Processing operations are being further disrupted by recent rain this week, with most Central Queensland plants anticipating only three working days, and sites in the southeast of the state struggling to raise numbers, and likely to work only four days at best.

That’s despite some new supply inquiry since grid prices advanced late last week.

The BOM eight-day forecast anticipates further rain of 25-50mm across parts of Central Queensland and in Victoria in coming days, which could further disrupt proceedings.

Several processors this morning said recent rain across parts of Queensland and into northern NSW would now deliver a supply of finished cattle early in the new year, but November and December supply was likely to remain tough. The exception might be a few late turnoff cattle from producers in western areas of Queensland and NSW that have missed the recent rain, wanting to lighten numbers before summer sets in. Some processors are already taking December slaughter bookings in anticipation of the annual Christmas/New Year shutdown.

Tuesday and Wednesday December 18-19 are looming as popular last kill/last boning shift dates for 2018 for many plants in Queensland.
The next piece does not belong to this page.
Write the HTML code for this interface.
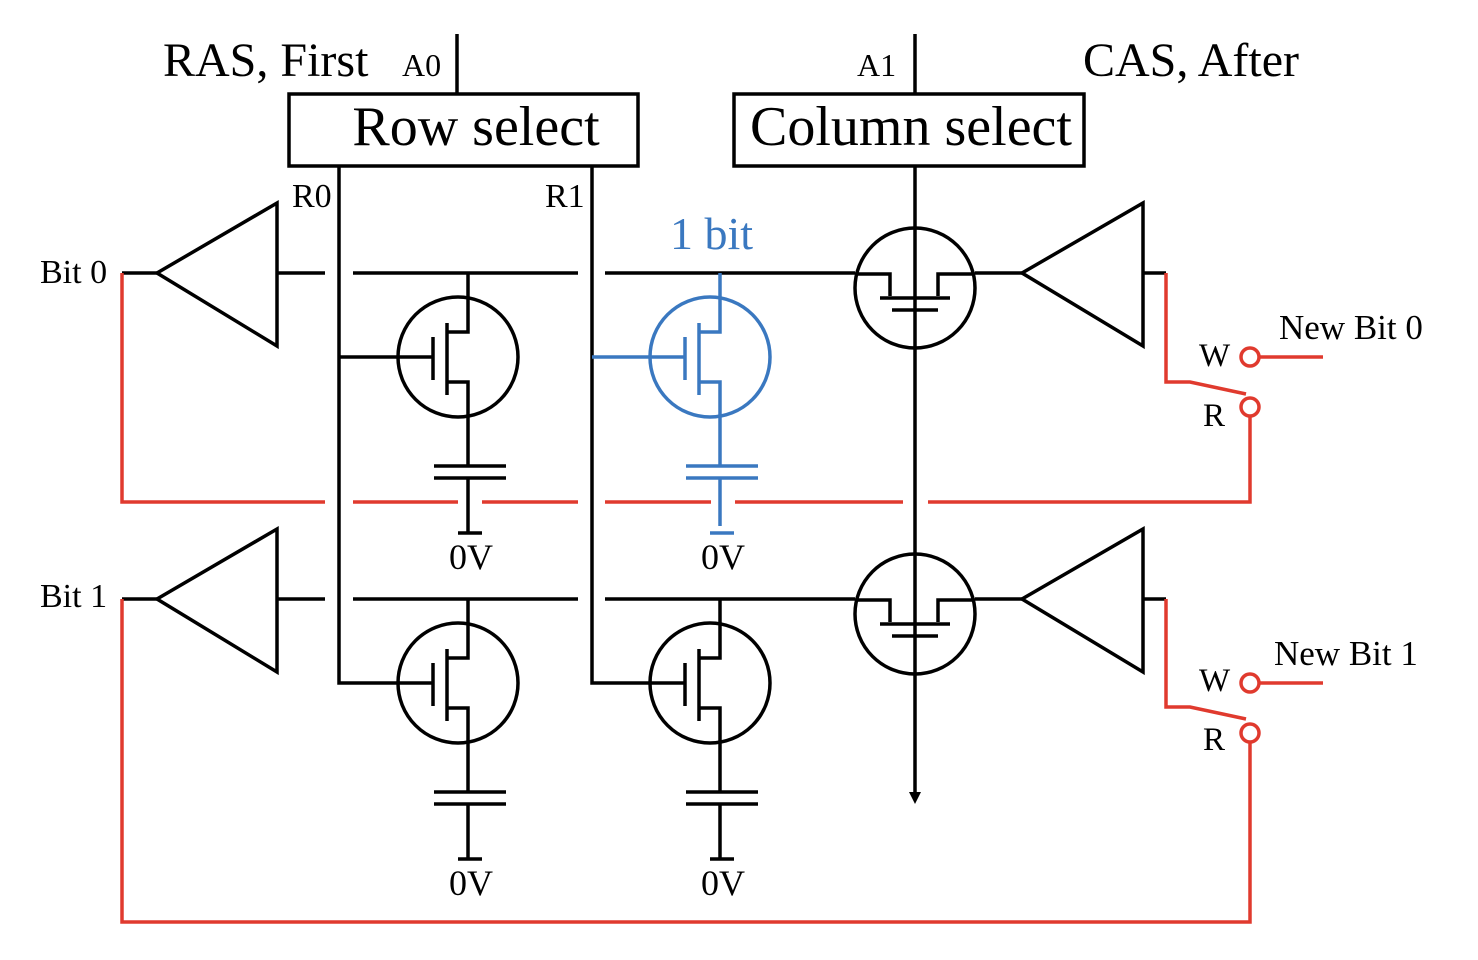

Due to the kill/chill/bone sequence required in most processing plants, boning shifts normally finish one day after the last kill shift.

As illustrated in yesterday’s carcase weights graph, published below, included in this story on MLA’s latest quarterly Industry Projections update, there’s been a distinct decline in average carcase weights as the 2018 slaughter season has worn on.

The impact of the recent rain also continues to be seen in the store market, with big yardings registered this week in centres like Roma (9500 today) and Wagga (6500 head yesterday). Many of those cattle are from dry western areas, looking for support from producers further east who have enjoyed the best of the recent falls. Young cattle have now lifted 20-30c/kg liveweight since mid-October. New found store buyer confidence could subside quickly unless there is some widespread follow-up rain, however.

Kills numbers ease

Last week’s eastern states beef kill report prepared by NLRS reflected the rain impact, declining 4pc to 135,025 head.

Queensland was the worst affected, with numbers falling 7pc to 68,243 head, while NSW dropped 2pc to 32,063 head.

Victoria’s kill eased 1pc to 25,324 head, while South Australia lifted 6pc to 4600 and Tasmania jumped 10pc to 4786 head.